Uncial 086 (in the Gregory-Aland numbering), ε 35 (Soden), is a Greek — Coptic diglot, uncial codex of the New Testament, dated paleographically to the 6th century.

Description 

The codex contains two small parts of the Gospel of John 1:23-26; 3:5-4:23-35.45-49 on 13 parchment leaves (27 cm by 23 cm). The text is written in two columns per page, 20 and more lines per page.

It is a palimpsest, the upper text contains a Coptic tables and formulae. 

The Greek text of this codex is a mixed type. Aland placed it in Category III.

Currently it is dated by the INTF to the 6th century.

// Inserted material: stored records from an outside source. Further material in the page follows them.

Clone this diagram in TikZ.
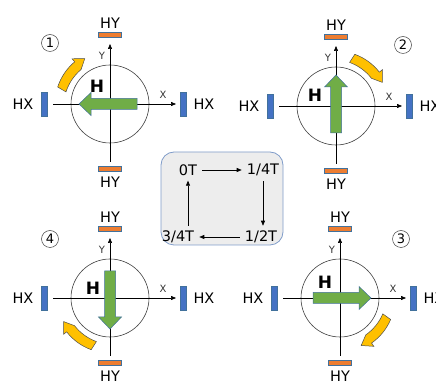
\documentclass[tikz,border=0pt]{standalone}
\usepackage{fontspec}
\setmainfont{DejaVu Sans}
\usetikzlibrary{arrows.meta,positioning}

\definecolor{hxblue}{HTML}{4472C4}
\definecolor{hyorange}{HTML}{ED7D31}
\definecolor{barline}{HTML}{41719C}
\definecolor{hgreen}{HTML}{70AD47}
\definecolor{turnfill}{HTML}{FFC000}
\definecolor{boxline}{HTML}{7F9CC9}

\begin{document}
\begin{tikzpicture}[x=1pt, y=1pt,
  every node/.style={font=\fontsize{14.5}{16}\selectfont, inner sep=0pt},
  hxbar/.style={draw=barline, line width=0.5pt, fill=hxblue, minimum width=6pt, minimum height=24pt},
  hybar/.style={draw=barline, line width=0.5pt, fill=hyorange, minimum width=23pt, minimum height=5pt},
  rotor/.style={draw=black!75, line width=0.6pt, circle, minimum size=78pt},
  axis/.style={-{Triangle[length=5pt, width=4pt]}, line width=0.5pt},
  axlbl/.style={font=\fontsize{10}{11}\selectfont, text=black!80},
  hlbl/.style={font=\bfseries\fontsize{17}{18}\selectfont},
  numlbl/.style={circle, draw=black!75, line width=0.5pt, minimum size=17pt,
    font=\fontsize{13}{14}\selectfont},
  field/.style={draw=barline, line width=0.5pt, fill=hgreen},
  turn/.style={draw=black!70, line width=0.5pt, fill=turnfill},
  tnode/.style={inner sep=5pt},
  flow/.style={-{Triangle[length=5pt, width=4pt]}, line width=0.6pt}
]
\useasboundingbox (0,0) rectangle (436,385);

% four rotation states
\foreach \cx/\cy/\dir/\num/\nx/\ny/\hx/\hy/\rs/\k in {
    110/281/180/1/-60/61/-13/18/162/a,
    336/279/90/2/67/61/-21/11/70/b,
    340/87/0/3/61/59/-15/16/-23/c,
    110/87/270/4/-60/59/-17/10/250/d}{
  \begin{scope}[shift={(\cx,\cy)}]
    \coordinate (xs\k) at (-57,0);
    \coordinate (xe\k) at (66,0);
    \coordinate (ys\k) at (0,-58);
    \coordinate (ye\k) at (0,60);
    \node[rotor] (rot\k) at (0,0) {};
    \draw[axis] (xs\k) -- (xe\k);
    \draw[axis] (ys\k) -- (ye\k);
    \node[axlbl] (xl\k) at (53,9) {X};
    \node[axlbl] (yl\k) at (-8,48) {Y};
    \node[hxbar] (hxl\k) at (-65.5,0) {};
    \node[hxbar] (hxr\k) at (73,0) {};
    \node[hybar] (hyt\k) at (0,69) {};
    \node[hybar] (hyb\k) at (0,-65) {};
    \node (hxlt\k) at (-87,0) {HX};
    \node (hxrt\k) at (94,0) {HX};
    \node (hytt\k) at (0,81) {HY};
    \node (hybt\k) at (0,-78) {HY};
    \draw[field, rotate=\dir] (-27,-5.5) -- (19,-5.5) -- (19,-11.5) -- (31,0)
      -- (19,11.5) -- (19,5.5) -- (-27,5.5) -- cycle;
    \node[hlbl] (h\k) at (\hx,\hy) {H};
    \node[numlbl] (n\k) at (\nx,\ny) {\num};
    \draw[turn] (\rs:55) arc[start angle=\rs, end angle={\rs-32}, radius=55]
      -- ({\rs-32}:59) -- ({\rs-43}:52) -- ({\rs-32}:45)
      arc[start angle={\rs-32}, end angle=\rs, radius=49] -- cycle;
  \end{scope}
}

% timing cycle
\node[draw=boxline, line width=0.8pt, fill=black!7, rounded corners=13pt,
  minimum width=122pt, minimum height=93pt] (cyc) at (222,186.5) {};
\node[tnode] (t0) at (188,215) {0T};
\node[tnode] (t1) at (263,215) {1/4T};
\node[tnode] (t2) at (261,148) {1/2T};
\node[tnode] (t3) at (178,148) {3/4T};
\draw[flow] (t0) -- (t1);
\draw[flow] (t1.south) -- (t1.south |- t2.north);
\draw[flow] (t2) -- (t3);
\draw[flow] (t3.north -| t0.south) -- (t0.south);
\end{tikzpicture}
\end{document}
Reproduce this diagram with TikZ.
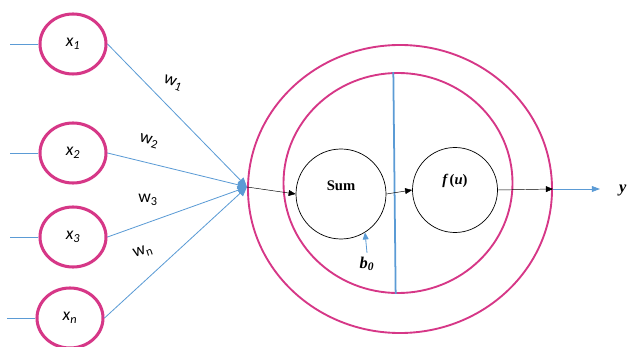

The codex now is located at the British Library (Or. 5707) in London.

See also 
 List of New Testament uncials
 Coptic versions of the Bible
 Textual criticism

References

Further reading 

 W. E. Crum & F. G. Kenyon, Two Chapters of St John in Greek and Middle Egyptian, JTS 1 (1899-1900), pp. 415–433.
 U. B. Schmid, D. C. Parker, W. J. Elliott, The Gospel according to St. John: The majuscules (Brill 2007), pp. 81–107. [new reconstruction of the text of the codex]

External links 
 Uncial 086 at the Wieland Willker, "Textual Commentary"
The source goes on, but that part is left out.